Today’s fashion allows me to believe in my own version and conclusions about faith. Such a fashion exposes a decentralized accommodation of self-perception, a self-determining faith without anxiety. Can something unknowable and known be so easily reduced?
Not too many years ago, on a random day, practicing my golf swing as I always had, a thought surfaced in me. Rather than all this mechanical, technical effort at perfecting my motion, maybe I should begin with the end in mind. From that day forward I attempted to swing to a balanced finish. Over time, the effort presented a self-organizing principle. My motion obeyed my intent to reach that balanced finish and improved.
If faith had created in me anxiety and struggle, a tangible and guttural spiritual warfare, the thought also occurred I should begin to live it with the end in mind. And thinking this, I could not omit God. If Christianity offered truth, God was the end for me… and faith, the means, though it seemed imperfect.
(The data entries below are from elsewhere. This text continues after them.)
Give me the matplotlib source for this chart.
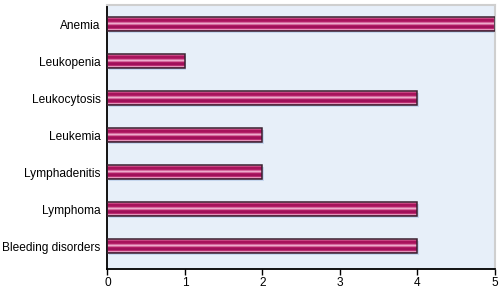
import numpy as np
import matplotlib
matplotlib.use("Agg")
import matplotlib.pyplot as plt

plt.rcParams['font.family'] = ['Liberation Sans', 'DejaVu Sans']

categories = ["Anemia", "Leukopenia", "Leukocytosis", "Leukemia",
              "Lymphadenitis", "Lymphoma", "Bleeding disorders"]
counts = [5, 1, 4, 2, 2, 4, 4]
xticks = [0, 1, 2, 3, 4, 5]

# stripe colours of the bar, top to bottom
stripes = ['#e58ab2', '#c84482', '#a8135c', '#b41f68', '#d46a9e', '#eeaacb',
           '#d46a9e', '#b01b64', '#a0105a', '#bc2c72', '#e394bb', '#c24680']

fig = plt.figure(figsize=(5.02, 2.88), dpi=100)
ax = fig.add_axes([0.214, 0.066, 0.772, 0.917])
ax.set_facecolor('#e7eff9')

y = np.arange(len(categories))[::-1]
h = 0.38
n = len(stripes)
# light blue shadow under each bar
ax.barh(y - 0.06, counts, height=h, left=0.02, color='#c6d7ef', zorder=1)
for i, c in enumerate(stripes):
    off = h / 2 - (i + 0.5) * h / n
    ax.barh(y + off, counts, height=h / n, color=c, linewidth=0, zorder=2)
ax.barh(y, counts, height=h, fill=False, edgecolor='#3a2030', linewidth=1.1, zorder=3)

ax.set_xlim(0, 5)
ax.set_ylim(-0.62, 6.52)
ax.set_xticks(xticks)
ax.set_yticks(y)
ax.set_yticklabels(categories, fontsize=8.6)
ax.tick_params(axis='y', length=0, pad=5)
ax.tick_params(axis='x', length=4, width=1, direction='out', labelsize=8.6, pad=2)

ax.spines['left'].set_linewidth(1.3)
ax.spines['bottom'].set_linewidth(1.3)
ax.spines['top'].set_color('#cfcfcf')
ax.spines['right'].set_color('#cfcfcf')
ax.spines['top'].set_linewidth(1.5)
ax.spines['right'].set_linewidth(1.5)

fig.savefig("out.png", dpi=100)
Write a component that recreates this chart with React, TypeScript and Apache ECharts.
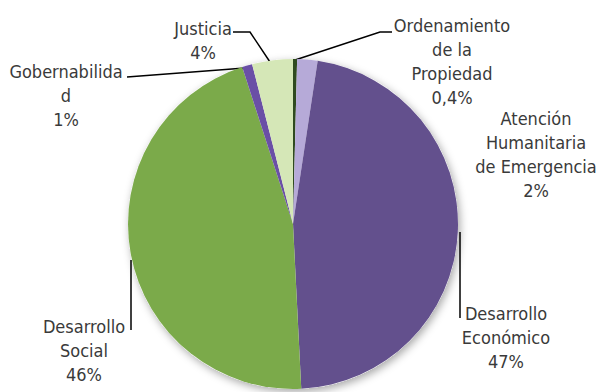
import React, { useEffect, useRef } from "react";
import * as echarts from "echarts";

const categories = [
  "Ordenamiento\nde la\nPropiedad",
  "Atención\nHumanitaria\nde Emergencia",
  "Desarrollo\nEconómico",
  "Desarrollo\nSocial",
  "Gobernabilida\nd",
  "Justicia",
];
const values = [0.4, 2, 47, 46, 1, 4];
const percentLabels = ["0,4%", "2%", "47%", "46%", "1%", "4%"];
const colors = ["#2f4a1f", "#b6aad8", "#63508d", "#7baa4a", "#6a4fa6", "#d5e7b7"];

// label layout: [centerX, middleY, line points]
const labelPos: { x: number; y: number; line?: number[][] }[] = [
  { x: 452, y: 61, line: [[392, 32], [380, 32], [292, 61]] },
  { x: 536, y: 154 },
  { x: 506, y: 337, line: [[460, 318], [460, 232]] },
  { x: 84, y: 350, line: [[131, 330], [131, 260]] },
  { x: 66, y: 95, line: [[127, 77], [245, 68]] },
  { x: 203, y: 40, line: [[233, 32], [250, 32], [270, 62]] },
];

const FONT = "'Liberation Sans Narrow', 'Arial Narrow', 'DejaVu Sans Condensed', sans-serif";

export default function App() {
  const ref = useRef<HTMLDivElement>(null);
  useEffect(() => {
    if (!ref.current) return;
    const chart = echarts.init(ref.current, undefined, { renderer: "svg" });
    chart.setOption({
      animation: false,
      backgroundColor: "#ffffff",
      series: [
        {
          type: "pie",
          silent: true,
          center: [293, 224],
          radius: 165,
          z: 1,
          label: { show: false },
          labelLine: { show: false },
          data: [{ value: 1, itemStyle: { color: "#ffffff", shadowBlur: 8, shadowOffsetX: 2, shadowOffsetY: 3, shadowColor: "rgba(0,0,0,0.35)" } }],
        },
        {
          type: "pie",
          center: [293, 224],
          radius: 165,
          startAngle: 90,
          clockwise: true,
          z: 2,
          data: categories.map((c, i) => ({
            name: c,
            value: values[i],
            itemStyle: { color: colors[i] },
            labelLine: { show: !!labelPos[i].line },
          })),
          itemStyle: { borderWidth: 0 },
          label: {
            show: true,
            position: "outside",
            formatter: (p: any) => `${p.name}\n${percentLabels[p.dataIndex]}`,
            fontFamily: FONT,
            fontSize: 18,
            lineHeight: 24,
            color: "#3a3a3a",
            align: "center",
            overflow: "none",
          },
          labelLine: {
            show: true,
            lineStyle: { color: "#000000", width: 1.5 },
          },
          labelLayout: (p: any) => {
            const lp = labelPos[p.dataIndex];
            const r: any = {
              x: lp.x,
              y: lp.y,
              align: "center",
              verticalAlign: "middle",
            };
            if (lp.line) r.labelLinePoints = lp.line;
            return r;
          },
        },
      ],
    });
    return () => chart.dispose();
  }, []);
  return (
    <div
      ref={ref}
      style={{ position: "fixed", left: 0, top: 0, width: 597, height: 392 }}
    />
  );
}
Mindfully then, church as I knew it, with all its social rearrangement and human pettiness, edged toward irrelevance amid my doubts. But simplicity is a fine teacher and faith drew me in, allowing me to realize God was there if He came with me. And present, He waited for me.
Belief is a lot easier than faith and doubt fueled my questions leading to deeper understandings. Doubt and unknowing preceded my asking as I think it must. Ask and receive, Christ said. Why didn’t someone tell me it was hard? God’s constancy combatted my doubts and rooted me in returning to ask again. My journey continues.
And the darkness covers me sometimes
And the road is long but it always unwinds
And I find if you take your time
You will make it fine
(Lyrics from Dark Road: Sarah Jarosz)
I found my watch. Never missing, it was right where I left it, on my desk next to the computer. How could I ever doubt? It just took time.
“Those who have ears to hear, let them hear” (Matthew 11:15, NKJV).